Obituary from the Seattle Times in 2011:
Originally published November 19, 2011 at 9:49 pm Updated May 17, 2017 at 10:43 am
Eudocia Tomas Pulido promised to take care of a 12-year-old girl, and ended up taking care of three generations of her family. (Alan Berner)
By Susan Kelleher
Seattle Times staff reporter
Editor’s note (May 17, 2017): This obituary, published in 2011, was written at the suggestion of and after an extensive interview with Alex Tizon, a former Seattle Times reporter. This week, a story in the June 2017 issue of The Atlantic written by Tizon, who died earlier this year, describes Eudocia Tomas Pulido as a slave and details her relationship with his family spanning decades. The Seattle Times is shocked at the newly revealed disparity in Tizon’s accounts of her life and will have more to say about the issue.
Eudocia Tomas Pulido loved a good wedding, the more royal the better.
But she never married. Never even dated.
Miss Pulido would live a different kind of love story, one marked by a devotion so rare that even those closest to her still struggle to comprehend it.
As a teenager in the Philippines, Miss Pulido was asked to care for a young girl whose mother had died.

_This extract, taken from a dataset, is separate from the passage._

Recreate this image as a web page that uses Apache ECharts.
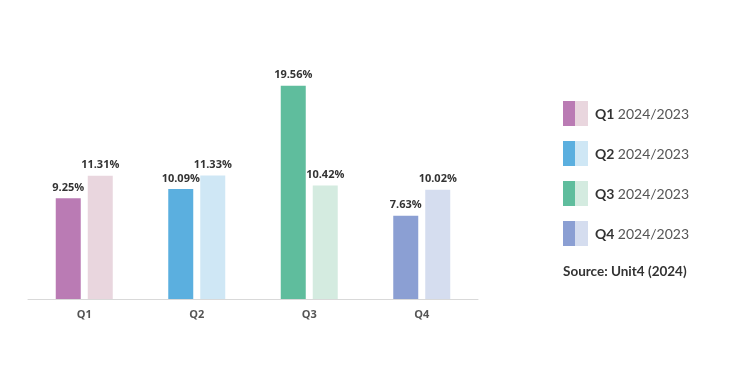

When a relative asked Miss Pulido to always look after the girl, she gave her word.
Miss Pulido not only raised that girl, but the girl’s children and their children — cooking, cleaning and caring for three generations that came to know her as “Lola,” grandmother in her native Tagalog tongue. She asked for nothing in return, said her grandson [sic], Alex Tizon, a former Seattle Times reporter, with whom she lived in Edmonds for nearly 12 years.
That’s one way of putting it.
Susan Kelleher, the obituary reporter who wrote up the interview with Tizon in 2011, has some things to say today in the Seattle Times:
Why the obituary for Eudocia Tomas Pulido didn’t tell the story of her life in slavery
Updated May 17, 2017 at 2:31 pm
Six years ago, I was assigned to write an obituary about a local woman who seemed to have lived an extraordinary life of devotion to family.
Eudocia Tomas Pulido’s life was, indeed, extraordinary, but not in the way it was presented in the pages of The Seattle Times.
Tuesday night, I read with horror and growing anger Alex Tizon’s account in The Atlantic magazine of Ms. Pulido’s life with three generations of his family, and his journey to come to terms with it.
Many of the details were familiar, as Tizon had shared them with me during a long interview following the death of a woman he knew as “Lola,” an honorific title in her native Tagalog that Tizon took to mean “grandmother.”
In retrospect, the obituary reads as a whitewash for a fundamental truth known only to Tizon and his family: Ms. Pulido was a slave.
Even typing those words makes me sick, as does knowing, as I do now, that I wrote about slavery as a love story.
By the way, what % of slaveowners in modern America are immigrants?